East Palo Alto's largest landlord has offered leases for 23 of its units to tenants displaced by a fire that heavily damaged a Redwood City apartment building last month.
The six-alarm fire at the Hallmark House, an affordable-housing complex at 531 Woodside Road, displaced 97 tenants, many of them low-income, elderly, disabled or with mental health issues.
Earlier this month Lee Harrison, a community worker for San Mateo County's Behavioral Health and Recovery Services agency, approached Equity Residential about providing one or two apartment units for the homeless fire victims. The company responded with an offer of nearly two-dozen units and held an open house last Wednesday for prospective tenants.
Equity Residential bought 1,800 East Palo Alto apartment units in December 2011.
"It's a real challenge for people with low incomes to find quality housing," Harrison said in a phone interview Monday. "People were grateful that Equity stepped up and offered this opportunity."
Equity waived application fees and worked with the San Mateo County Department of Housing to streamline the approval process, according to Chris Peter, managing director of Woodland Park, the name Equity has given its apartments located west of Highway 101 next to the East Palo Alto-Palo Alto border.
As of Friday, Equity already had made housing offers to 18 applicants, Harrison said, adding there's little doubt that displaced Redwood City tenants would also move into the remaining five units.
Supervisor Warren Slocum, who represents Redwood City and East Palo Alto and had made public pleas for property owners to give up "just one" vacant unit in their buildings for a fire victim, said in an email that he appreciates Equity's efforts.
"I continue to be hopeful that others will come forward and do the same," Slocum wrote.
If all 23 units are filled, only a handful of displaced residents in need of permanent housing would remain, according to county officials. In recent weeks, many of the fire victims have been living in local motels paid for by the county.
The July 7 fire at the 72-unit Hallmark House killed one tenant inside a unit where Redwood City fire officials say the blaze originated. The cause of the fire is still under investigation.

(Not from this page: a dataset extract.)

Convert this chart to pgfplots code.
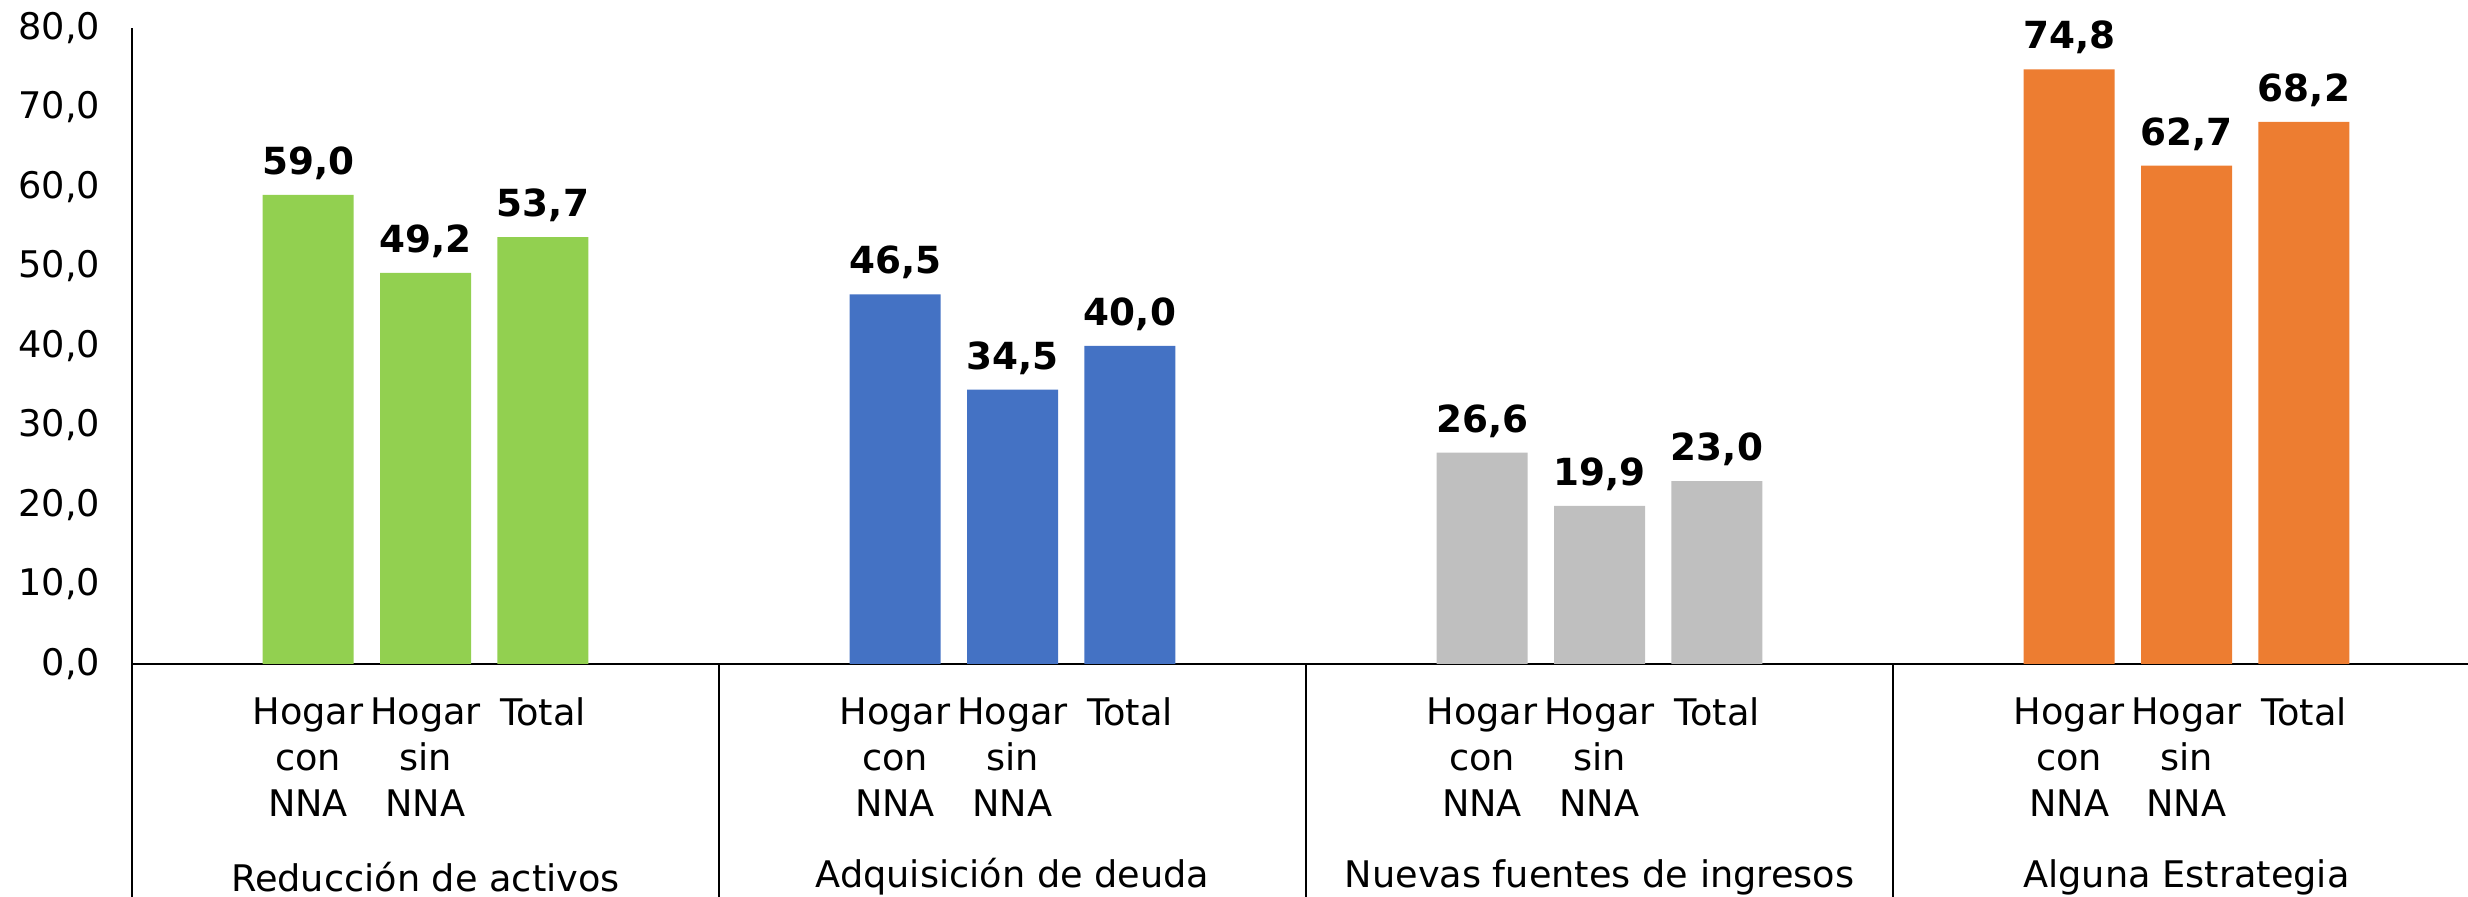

Equity Residential, based in Chicago, purchased the East Palo Alto properties from Wells Fargo, which took over the apartment portfolio from previous owner Page Mill Properties after foreclosing on a loan of about $250 million in 2010.
Tenant advocates and city officials had battled with Page Mill after it raised rents, evicted tenants and sued the city over its rent-control ordinance.
Before Equity Residential took over, some residents and officials expressed concern that it would behave the same way since the company's chairman, Samuel Zell, has been an active opponent of rent-control laws.
Although Equity was quick to issue three-day "pay rent or quit" notices to tenants late on their payments and raised the price tenants pay for parking, there hasn't been as big an outcry as when Page Mill was the landlord.
Harrison, an East Palo Alto resident, said he can't say whether Equity has become a good corporate citizen in its new city. "What I can say is they certainly have in this case," Harrison said.